Review: 'New Super Mario Bros 2' for Nintendo 3DS

Photo: Nintendo's "New Super Mario Bros. 2" / Image Credit: Nintendo

The New Super Mario Bros. series is getting old. When the first game in the collection made its debut on the Nintendo DS six years ago, gamers had been waiting more than a decade for a new 2D Mario platforming experience.

After the release was a smashing success, Nintendo appeased those fans again in 2009, offering a console version for the Wii that felt like a perfect amalgamation of every side-scrolling Mario game that had come before it. Over the last three years, "New Super Mario Bros. Wii" has sold more than 26 million copies, outselling Wii's "Super Mario Galaxy" and "Super Mario Galaxy 2? combined.

With such massive popularity, it was inevitable that the series would continue, but in what form? Would we be exploring new worlds or revisiting long lost ones?

Unfortunately, neither, "New Super Mario Bros. 2? seems content to explore the same scenery, battle the same baddies and retain the same mechanics as its predecessors.

While Mario's classic game play is always welcome, fresh advances in story and theme are sorely missing, leaving the game with very few surprises and making the New Super Mario Bros. games even more indistinguishable from each other.

Sure, in every Mario game Princess Peach is kidnapped by Bowser, but there used to be a twist - new characters, dinosaur islands, castles filled with paintings, galaxies of planets. You get the idea. But New Super Mario Bros games are quickly becoming indistinguishable from each other.

The big new thing in this game? The coins. This incarnation of the game challenges you to collect a million (I topped out at 25,000) and that bodes well for parents looking for a kid's game with replay value, but it won't help you differentiate this game from the others several years from now. I thought I would get tired of hearing the "da-ling!" sound effect with each coin collected, but it surprisingly didn't faze me. Technically, I have to hear the effect 975,000 more times, so I may be speaking a little too soon.

Of course, the level design is top notch, the game is addicting and there are some nice touches revolving around depth perception in both backgrounds and boss battles. But when it comes down to it, "New Super Mario Bros. 2? isn't weird enough. There's no mystery, no sense of wonder, just a new power-up now and then.

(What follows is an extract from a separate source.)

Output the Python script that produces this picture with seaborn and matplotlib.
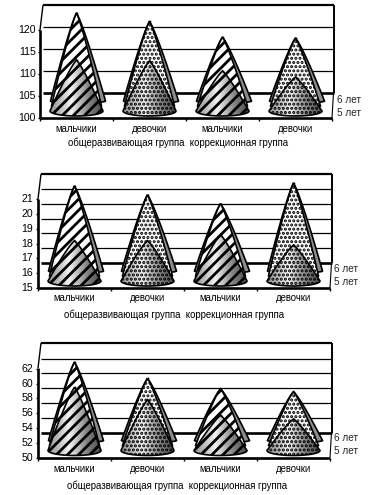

The really annoying thing is that the solution to this problem is staring Nintendo in the face. The New Super Mario Brothers series could blast off to space and see what the "Super Mario Galaxy" world looks like in 2D. Or it could bring back Wario. It doesn't take a genius to see some interesting directions for Nintendo to go in.

Thus far, New Super Mario Brother Wii has been the crowning achievement of this series. Four player co-op plus highly detailed world maps brought plenty of new Mario magic to the table along with the old. This game feels like Wii-light, less multiplayer options, the same bosses, mix-and-match power ups from previous entries in the series and maps that take a step backwards.

Come on, Nintendo, get weird!

New Super Mario Bros. 2 is available on Nintendo 3DS via game cartridge or digital download (a first for a new Mario title) starting Sunday, Aug. 19.